日本地球惑星科学連合2018年大会

講演情報

[EJ] 口頭発表

セッション記号 M (領域外・複数領域) » M-AG 応用地球科学

[M-AG33] 福島原発事故により放出された放射性核種の環境動態

2018年5月20日(日) 13:45 〜 15:15 A02 (東京ベイ幕張ホール)

コンビーナ:北 和之(茨城大学理学部)、恩田 裕一(筑波大学アイソトープ環境動態研究センター)、篠原 厚(大阪大学、共同)、津旨 大輔(一般財団法人 電力中央研究所)、座長:加藤 弘亮(筑波大学アイソトープ環境動態研究センター)、北 和之(茨城大学)

13:45 〜 14:00

[MAG33-11] PHITSによる空間線量率評価のための現実的なモデル作成ツールの開発

*金 敏植1Alex Malins1吉村 和也1佐久間 一幸1操上 広志1北村 哲浩1町田 昌彦1 (1.国立研究開発法人日本原子力研究開発機構)

キーワード:空間線量率、モデル、東京電力福島第一原子力発電所事故、モンテカルロ、PHITS

東京電力福島第一原子力発電所の事故から7年が経過し、多くの地域で避難指示が解除されつつある。空間線量率のシミュレーションには、異なる土地タイプ、建物表面や森林において異なる放射性セシウムの分布を考慮する必要がある。さらに建物、地形、樹木、土壌の複雑な遮蔽効果を空間線量率に反映する必要がある。
 本研究では、放射線輸送解析プログラムのPHITSによる空間線量率評価のシミュレーションを行うために、対象エリアにおける土地表面、土地タイプ、建物および樹木の3次元モデル作成が可能なツールを開発した。このツールは、対象エリアのオルソ画像、数値表層モデル(DSM)、数値標高モデル(DEM)を用いて、PHITSのジオメトリ入力ファイルが作成できる。また、建物については、日本の典型的な9種類の建物モデルを用いて、樹木については広葉樹と針葉樹モデルを用いて作成されるため対象エリアに合わせて現実的なモデルの作成が可能である。線源設定は、134Cs及び137Csの放射能分布をモデルの様々な環境要素に対し任意に分布設定が可能である。
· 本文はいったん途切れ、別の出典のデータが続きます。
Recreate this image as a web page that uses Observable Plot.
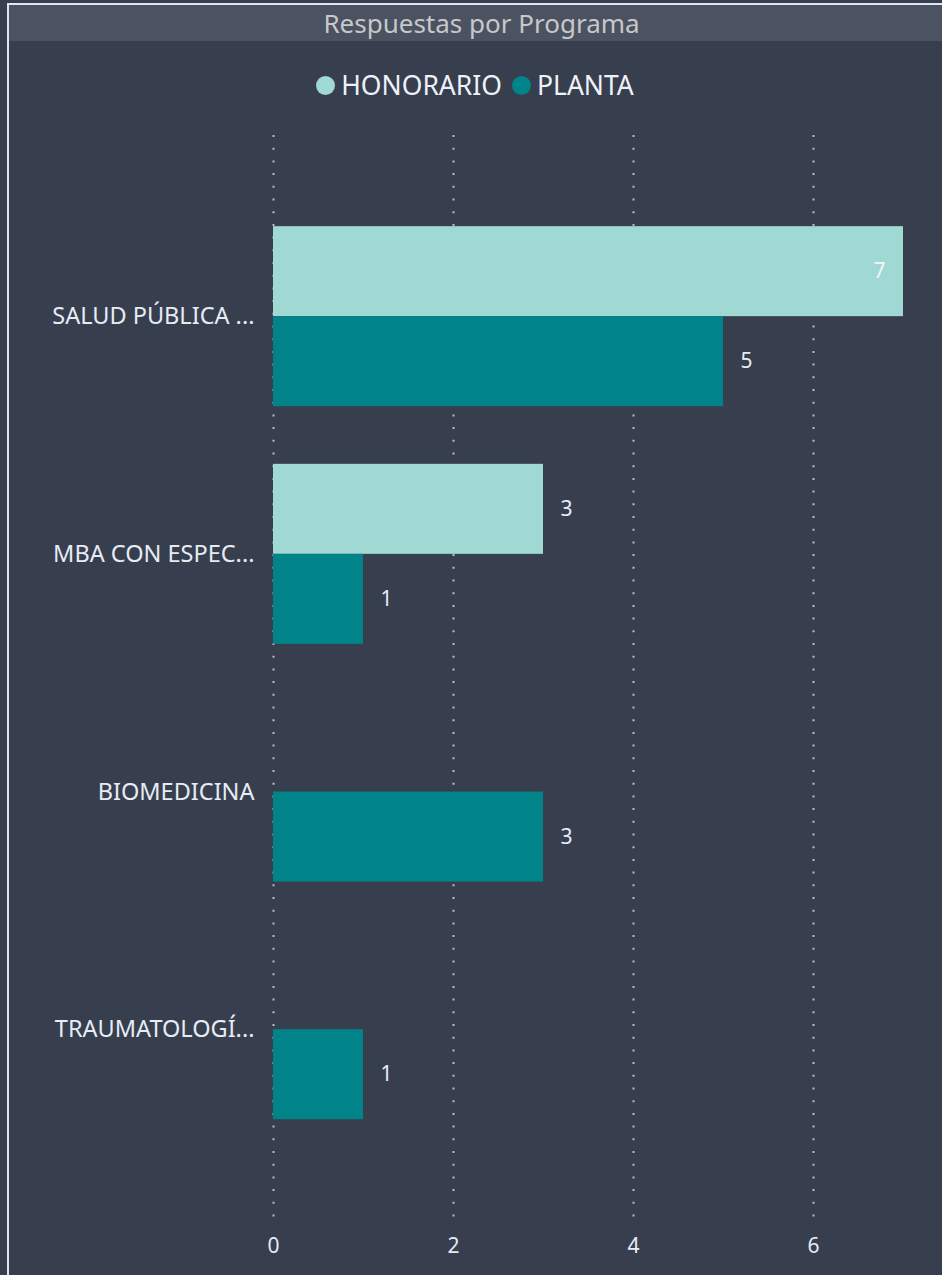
<!DOCTYPE html>
<html>
<head>
<meta charset="utf-8">
<script src="https://cdn.jsdelivr.net/npm/d3@7"></script>
<script src="https://cdn.jsdelivr.net/npm/@observablehq/plot@0.6"></script>
<style>
  html, body { margin: 0; padding: 0; background: #373e4e; width: 942px; height: 1275px; overflow: hidden; }
  body { position: relative; font-family: "Noto Sans", sans-serif; }
  #frame { position: absolute; left: 7px; top: 3px; right: 0; bottom: 0; border-left: 2px solid #dfe6ef; border-top: 2px solid #dfe6ef; }
  #titlebar { position: absolute; left: 9px; top: 5px; right: 0; height: 36px; background: #4b5262; color: #c8c8c8; font-size: 26px; line-height: 36px; text-align: center; padding-left: 12px; }
  #legend { position: absolute; left: 0; right: 0; top: 68px; height: 34px; display: flex; justify-content: center; align-items: center; color: #eef2f8; font-size: 26.5px; padding-left: 8px; }
  .item { display: flex; align-items: center; margin: 0 5px; }
  .dot { width: 19px; height: 19px; border-radius: 50%; margin-right: 6px; }
  #chart { position: absolute; left: 0; top: 110px; }
</style>
</head>
<body>
<div id="frame"></div>
<div id="titlebar">Respuestas por Programa</div>
<div id="legend"></div>
<div id="chart"></div>
<script>
const title = "Respuestas por Programa";
const programs = ["SALUD PÚBLICA ...", "MBA CON ESPEC...", "BIOMEDICINA", "TRAUMATOLOGÍ..."];
const series = ["HONORARIO", "PLANTA"];
const honorario = [7, 3, null, null];
const planta = [5, 1, 3, 1];
const xTicks = [0, 2, 4, 6];
const colors = ["#a0d9d3", "#008389"];

// legend
const legend = document.getElementById("legend");
series.forEach((s, i) => {
  const it = document.createElement("div");
  it.className = "item";
  it.innerHTML = `<span class="dot" style="background:${colors[i]}"></span><span>${s}</span>`;
  legend.appendChild(it);
});

const W = 942, H = 1165, mt = 25, mb = 53, ml = 273, mr = 39;
const pi = 0.2426, po = 0.408;
const step = (H - mt - mb) / (programs.length - pi + 2 * po);
const bw = step * (1 - pi);

const dataH = programs.map((p, i) => ({program: p, value: honorario[i]})).filter(d => d.value != null);
const dataP = programs.map((p, i) => ({program: p, value: planta[i]})).filter(d => d.value != null);
const xMax = 7;

const plot = Plot.plot({
  width: W, height: H,
  marginTop: mt, marginBottom: mb, marginLeft: ml, marginRight: mr,
  style: {background: "transparent", color: "#e6ecf5", fontFamily: "Noto Sans, sans-serif"},
  x: {domain: [0, xMax], label: null},
  y: {domain: programs, paddingInner: pi, paddingOuter: po, align: 0.47, round: false, label: null},
  marks: [
    Plot.ruleX(xTicks, {stroke: "#b8bdc6", strokeWidth: 2, strokeDasharray: "2,10.7"}),
    Plot.barX(dataH, {x: "value", y: "program", fill: colors[0], insetBottom: bw / 2}),
    Plot.barX(dataP, {x: "value", y: "program", fill: colors[1], insetTop: bw / 2}),
    Plot.text(dataH.filter(d => d.value < xMax - 0.5), {x: "value", y: "program", text: d => String(d.value), dy: -bw / 4, dx: 17, textAnchor: "start", fill: "#e6ecf5", fontSize: 21}),
    Plot.text(dataH.filter(d => d.value >= xMax - 0.5), {x: "value", y: "program", text: d => String(d.value), dy: -bw / 4, dx: -18, textAnchor: "end", fill: "#eef7f8", fontSize: 21}),
    Plot.text(dataP, {x: "value", y: "program", text: d => String(d.value), dy: bw / 4, dx: 17, textAnchor: "start", fill: "#e6ecf5", fontSize: 21}),
    Plot.axisY({tickSize: 0, tickPadding: 19, fontSize: 23.5, label: null, fill: "#e6ecf5"}),
    Plot.axisX({ticks: xTicks, tickFormat: "d", tickSize: 0, tickPadding: 16, fontSize: 21, label: null, fill: "#e6ecf5"})
  ]
});
document.getElementById("chart").appendChild(plot);
</script>
</body>
</html>
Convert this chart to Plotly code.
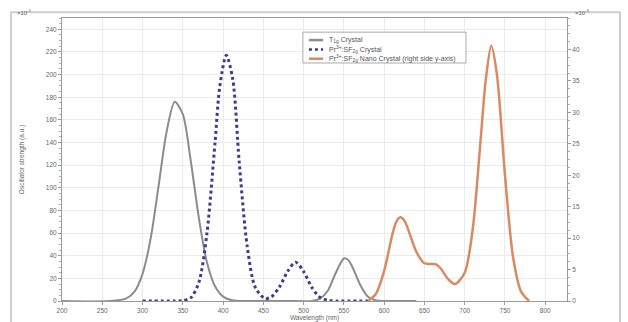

 今回は、東京電力福島第一原子力発電所から約5km離れた大熊町の200m×200m大きさのエリアを選定しモデルを作成した。また134Cs及び137Csの線源設定は、ガンマ線スペクトロメトリーによる測定値に基づいて設定した。選定エリアに対して、PHITSによる空間線量率の計算結果と歩行サーベイによる観測結果と比較を行った。
また、モデルの様々な構成要素の空間線量率への影響を評価するために、建物や樹木のない平坦な地形、さらに選定エリアの134Cs及び137Cs分布の平均値を考慮した、より単純な系でのシミュレーションを行った。